TASK TO CARRY OUT
The lines from the top of the material below through the line containing "minimum width=187pt, inner" are to be printed exactly, with pictures omitted.

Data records
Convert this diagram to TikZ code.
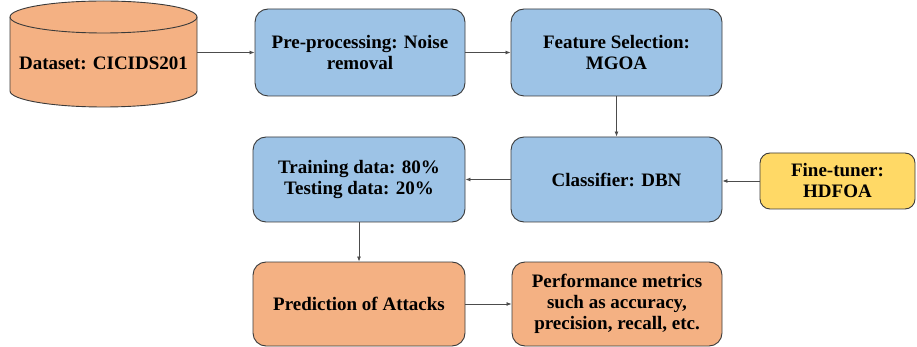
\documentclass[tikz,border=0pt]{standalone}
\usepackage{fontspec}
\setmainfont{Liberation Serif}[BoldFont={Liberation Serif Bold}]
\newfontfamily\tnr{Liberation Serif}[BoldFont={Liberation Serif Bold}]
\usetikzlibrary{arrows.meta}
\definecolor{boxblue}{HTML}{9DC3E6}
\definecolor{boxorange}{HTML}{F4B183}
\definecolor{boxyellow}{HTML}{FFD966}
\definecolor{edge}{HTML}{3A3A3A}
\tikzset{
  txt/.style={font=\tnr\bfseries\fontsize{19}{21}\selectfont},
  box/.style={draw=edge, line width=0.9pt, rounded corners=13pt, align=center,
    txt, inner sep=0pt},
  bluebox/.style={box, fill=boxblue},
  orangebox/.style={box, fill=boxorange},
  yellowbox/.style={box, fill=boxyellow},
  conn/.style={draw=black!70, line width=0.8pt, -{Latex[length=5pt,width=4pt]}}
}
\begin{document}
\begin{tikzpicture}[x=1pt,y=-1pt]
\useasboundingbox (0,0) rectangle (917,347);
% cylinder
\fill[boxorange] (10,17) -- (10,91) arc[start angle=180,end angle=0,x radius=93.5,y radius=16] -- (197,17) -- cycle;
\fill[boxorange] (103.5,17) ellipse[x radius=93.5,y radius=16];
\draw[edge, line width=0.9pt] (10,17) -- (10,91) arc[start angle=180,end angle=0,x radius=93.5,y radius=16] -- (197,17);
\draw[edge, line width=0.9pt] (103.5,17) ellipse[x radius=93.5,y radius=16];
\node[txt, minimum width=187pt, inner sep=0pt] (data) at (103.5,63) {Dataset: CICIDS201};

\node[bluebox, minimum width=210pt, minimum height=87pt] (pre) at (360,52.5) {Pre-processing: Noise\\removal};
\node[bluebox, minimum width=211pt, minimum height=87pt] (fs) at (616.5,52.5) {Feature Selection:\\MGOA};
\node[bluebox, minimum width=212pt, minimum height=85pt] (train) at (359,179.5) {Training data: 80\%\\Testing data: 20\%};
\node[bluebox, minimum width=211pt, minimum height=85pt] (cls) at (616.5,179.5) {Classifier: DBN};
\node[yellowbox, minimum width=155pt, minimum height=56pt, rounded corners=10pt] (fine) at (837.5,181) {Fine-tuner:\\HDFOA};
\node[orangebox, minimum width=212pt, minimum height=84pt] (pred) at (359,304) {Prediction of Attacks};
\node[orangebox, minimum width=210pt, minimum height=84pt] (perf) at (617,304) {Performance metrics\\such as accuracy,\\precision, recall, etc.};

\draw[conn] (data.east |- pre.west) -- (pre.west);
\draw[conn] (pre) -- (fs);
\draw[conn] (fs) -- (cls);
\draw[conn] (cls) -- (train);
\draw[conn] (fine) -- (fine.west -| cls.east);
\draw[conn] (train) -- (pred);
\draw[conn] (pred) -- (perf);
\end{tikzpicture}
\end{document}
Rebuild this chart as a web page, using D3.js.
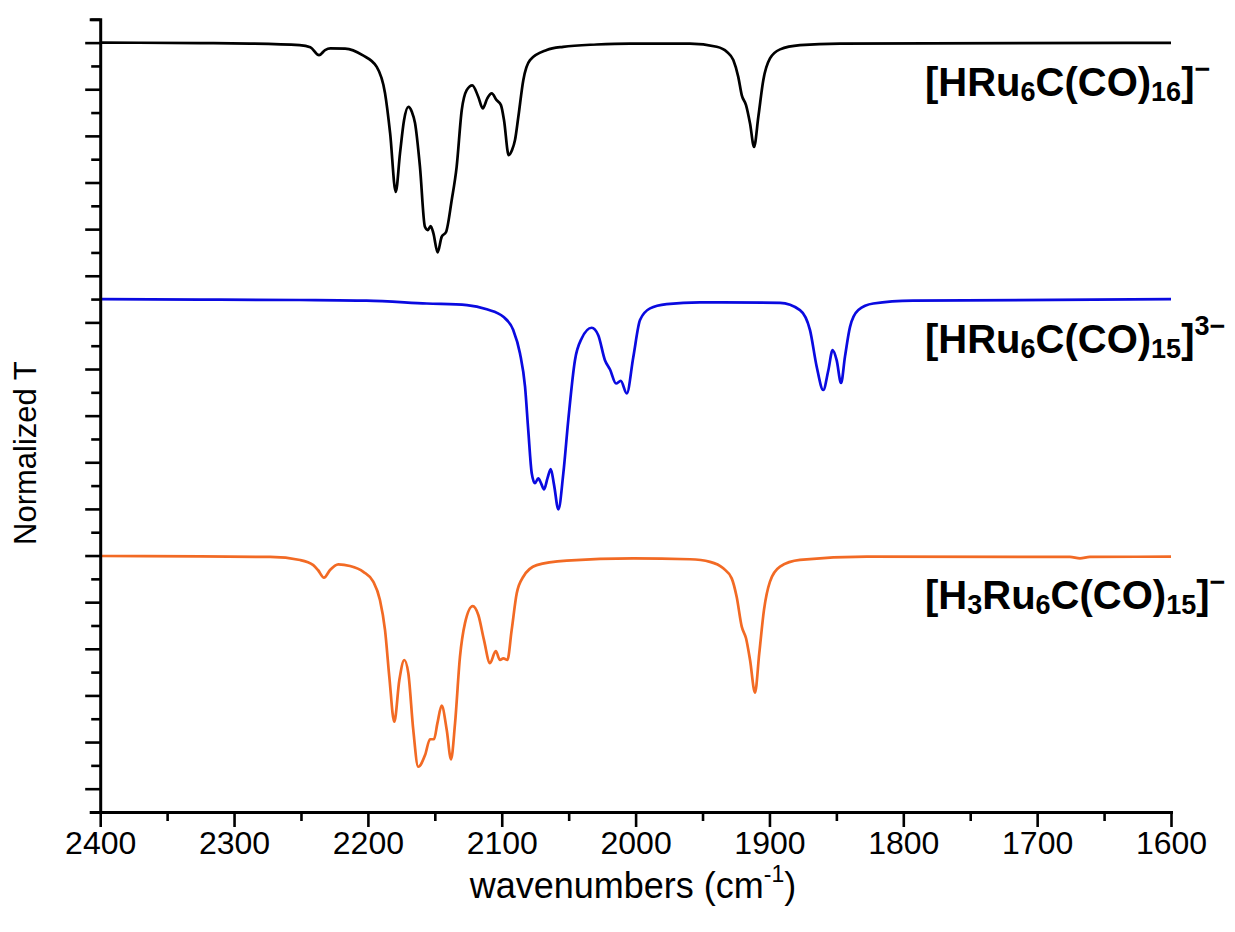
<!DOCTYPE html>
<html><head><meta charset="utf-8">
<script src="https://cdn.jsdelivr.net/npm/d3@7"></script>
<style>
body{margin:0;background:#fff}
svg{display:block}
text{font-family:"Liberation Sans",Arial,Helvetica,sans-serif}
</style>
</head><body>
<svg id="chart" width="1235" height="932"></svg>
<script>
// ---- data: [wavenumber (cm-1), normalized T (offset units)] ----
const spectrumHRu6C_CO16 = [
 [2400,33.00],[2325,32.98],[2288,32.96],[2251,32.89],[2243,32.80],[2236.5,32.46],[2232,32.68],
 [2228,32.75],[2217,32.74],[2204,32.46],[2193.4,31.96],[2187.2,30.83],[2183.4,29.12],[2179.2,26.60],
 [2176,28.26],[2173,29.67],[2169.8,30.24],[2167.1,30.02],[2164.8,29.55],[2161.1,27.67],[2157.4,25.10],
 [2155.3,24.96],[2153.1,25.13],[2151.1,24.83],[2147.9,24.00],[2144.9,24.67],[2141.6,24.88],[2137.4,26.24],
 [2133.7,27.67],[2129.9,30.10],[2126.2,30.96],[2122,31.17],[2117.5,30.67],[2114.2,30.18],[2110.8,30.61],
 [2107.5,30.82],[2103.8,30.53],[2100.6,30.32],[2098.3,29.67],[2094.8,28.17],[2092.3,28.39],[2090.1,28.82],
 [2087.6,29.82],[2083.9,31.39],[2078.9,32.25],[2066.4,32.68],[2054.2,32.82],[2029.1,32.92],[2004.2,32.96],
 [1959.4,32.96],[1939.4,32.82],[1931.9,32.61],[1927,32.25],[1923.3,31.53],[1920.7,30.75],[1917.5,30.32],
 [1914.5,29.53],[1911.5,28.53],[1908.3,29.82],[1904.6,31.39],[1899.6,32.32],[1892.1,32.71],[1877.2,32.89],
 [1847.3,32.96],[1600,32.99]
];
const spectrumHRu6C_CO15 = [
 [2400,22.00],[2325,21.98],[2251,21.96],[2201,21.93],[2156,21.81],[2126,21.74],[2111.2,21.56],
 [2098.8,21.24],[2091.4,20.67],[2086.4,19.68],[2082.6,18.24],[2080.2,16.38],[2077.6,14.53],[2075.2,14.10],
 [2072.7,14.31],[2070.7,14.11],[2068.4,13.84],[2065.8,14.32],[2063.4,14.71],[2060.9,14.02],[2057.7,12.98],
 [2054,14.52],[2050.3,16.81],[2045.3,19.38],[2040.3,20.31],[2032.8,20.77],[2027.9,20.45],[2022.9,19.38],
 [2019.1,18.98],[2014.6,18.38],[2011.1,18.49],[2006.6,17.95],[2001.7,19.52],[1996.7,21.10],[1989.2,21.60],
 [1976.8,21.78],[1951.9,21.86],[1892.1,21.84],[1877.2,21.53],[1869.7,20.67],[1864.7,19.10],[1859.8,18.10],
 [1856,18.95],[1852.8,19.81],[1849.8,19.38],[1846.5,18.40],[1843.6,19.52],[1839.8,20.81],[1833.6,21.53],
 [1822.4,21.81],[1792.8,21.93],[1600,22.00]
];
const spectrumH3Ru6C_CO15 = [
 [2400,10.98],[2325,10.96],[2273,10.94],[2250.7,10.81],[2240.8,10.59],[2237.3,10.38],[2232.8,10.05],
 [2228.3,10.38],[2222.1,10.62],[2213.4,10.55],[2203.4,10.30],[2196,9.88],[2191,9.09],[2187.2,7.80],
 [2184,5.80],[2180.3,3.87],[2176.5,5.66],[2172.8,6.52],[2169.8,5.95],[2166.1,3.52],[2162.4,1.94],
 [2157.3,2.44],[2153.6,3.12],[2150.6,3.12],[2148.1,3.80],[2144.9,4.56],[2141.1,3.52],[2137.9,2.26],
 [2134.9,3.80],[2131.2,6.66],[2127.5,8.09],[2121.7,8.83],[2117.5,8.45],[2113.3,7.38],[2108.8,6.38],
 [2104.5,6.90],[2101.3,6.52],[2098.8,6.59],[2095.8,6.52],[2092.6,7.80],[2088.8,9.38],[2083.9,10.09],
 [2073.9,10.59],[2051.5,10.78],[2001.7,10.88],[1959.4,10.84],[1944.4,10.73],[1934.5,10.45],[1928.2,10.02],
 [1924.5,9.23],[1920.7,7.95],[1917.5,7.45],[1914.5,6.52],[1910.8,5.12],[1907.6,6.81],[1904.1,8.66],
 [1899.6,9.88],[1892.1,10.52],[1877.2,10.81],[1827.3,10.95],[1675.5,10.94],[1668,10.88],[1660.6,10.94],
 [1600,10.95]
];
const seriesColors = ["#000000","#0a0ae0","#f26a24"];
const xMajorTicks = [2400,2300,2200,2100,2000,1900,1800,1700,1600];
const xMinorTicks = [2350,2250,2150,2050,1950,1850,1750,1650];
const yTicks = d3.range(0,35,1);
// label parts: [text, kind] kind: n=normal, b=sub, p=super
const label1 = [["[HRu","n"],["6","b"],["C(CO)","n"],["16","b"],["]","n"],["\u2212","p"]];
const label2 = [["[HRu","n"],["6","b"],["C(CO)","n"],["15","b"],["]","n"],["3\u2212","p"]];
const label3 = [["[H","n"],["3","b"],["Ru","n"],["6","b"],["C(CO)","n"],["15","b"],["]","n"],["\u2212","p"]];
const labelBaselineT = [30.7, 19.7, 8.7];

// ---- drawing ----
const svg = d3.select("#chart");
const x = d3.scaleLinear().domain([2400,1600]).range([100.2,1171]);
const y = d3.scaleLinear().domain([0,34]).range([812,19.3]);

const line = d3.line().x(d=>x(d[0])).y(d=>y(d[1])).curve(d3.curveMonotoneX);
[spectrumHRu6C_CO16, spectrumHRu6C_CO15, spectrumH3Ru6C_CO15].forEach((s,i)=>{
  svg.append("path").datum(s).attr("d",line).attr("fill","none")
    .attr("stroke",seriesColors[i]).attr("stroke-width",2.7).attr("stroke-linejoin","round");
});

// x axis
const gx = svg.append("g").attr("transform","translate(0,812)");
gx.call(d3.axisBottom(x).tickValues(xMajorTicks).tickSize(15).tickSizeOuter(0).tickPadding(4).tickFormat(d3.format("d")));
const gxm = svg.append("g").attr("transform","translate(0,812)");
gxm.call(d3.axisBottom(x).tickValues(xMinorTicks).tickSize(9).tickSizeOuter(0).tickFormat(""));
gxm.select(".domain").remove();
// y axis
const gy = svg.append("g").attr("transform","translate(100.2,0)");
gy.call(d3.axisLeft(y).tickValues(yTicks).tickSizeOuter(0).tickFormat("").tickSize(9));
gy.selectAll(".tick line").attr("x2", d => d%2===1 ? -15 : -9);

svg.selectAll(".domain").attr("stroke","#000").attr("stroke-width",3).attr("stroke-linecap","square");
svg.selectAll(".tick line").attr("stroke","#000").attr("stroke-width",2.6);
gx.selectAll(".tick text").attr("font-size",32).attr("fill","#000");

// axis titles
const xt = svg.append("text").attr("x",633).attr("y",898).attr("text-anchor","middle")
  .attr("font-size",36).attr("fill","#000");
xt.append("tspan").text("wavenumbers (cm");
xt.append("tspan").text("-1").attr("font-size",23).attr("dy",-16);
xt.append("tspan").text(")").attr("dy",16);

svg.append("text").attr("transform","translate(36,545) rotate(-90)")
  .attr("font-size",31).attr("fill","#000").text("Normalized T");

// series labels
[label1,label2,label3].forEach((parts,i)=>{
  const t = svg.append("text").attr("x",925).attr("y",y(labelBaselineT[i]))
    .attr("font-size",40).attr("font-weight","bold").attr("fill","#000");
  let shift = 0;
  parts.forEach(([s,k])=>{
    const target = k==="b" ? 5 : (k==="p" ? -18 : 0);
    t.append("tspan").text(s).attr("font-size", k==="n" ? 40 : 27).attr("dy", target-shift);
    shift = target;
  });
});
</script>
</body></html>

RESPONSE TO THIS EXERCISE
Convert this diagram to TikZ code.
\documentclass[tikz,border=0pt]{standalone}
\usepackage{fontspec}
\setmainfont{Liberation Serif}[BoldFont={Liberation Serif Bold}]
\newfontfamily\tnr{Liberation Serif}[BoldFont={Liberation Serif Bold}]
\usetikzlibrary{arrows.meta}
\definecolor{boxblue}{HTML}{9DC3E6}
\definecolor{boxorange}{HTML}{F4B183}
\definecolor{boxyellow}{HTML}{FFD966}
\definecolor{edge}{HTML}{3A3A3A}
\tikzset{
  txt/.style={font=\tnr\bfseries\fontsize{19}{21}\selectfont},
  box/.style={draw=edge, line width=0.9pt, rounded corners=13pt, align=center,
    txt, inner sep=0pt},
  bluebox/.style={box, fill=boxblue},
  orangebox/.style={box, fill=boxorange},
  yellowbox/.style={box, fill=boxyellow},
  conn/.style={draw=black!70, line width=0.8pt, -{Latex[length=5pt,width=4pt]}}
}
\begin{document}
\begin{tikzpicture}[x=1pt,y=-1pt]
\useasboundingbox (0,0) rectangle (917,347);
% cylinder
\fill[boxorange] (10,17) -- (10,91) arc[start angle=180,end angle=0,x radius=93.5,y radius=16] -- (197,17) -- cycle;
\fill[boxorange] (103.5,17) ellipse[x radius=93.5,y radius=16];
\draw[edge, line width=0.9pt] (10,17) -- (10,91) arc[start angle=180,end angle=0,x radius=93.5,y radius=16] -- (197,17);
\draw[edge, line width=0.9pt] (103.5,17) ellipse[x radius=93.5,y radius=16];
\node[txt, minimum width=187pt, inner sep=0pt] (data) at (103.5,63) {Dataset: CICIDS201};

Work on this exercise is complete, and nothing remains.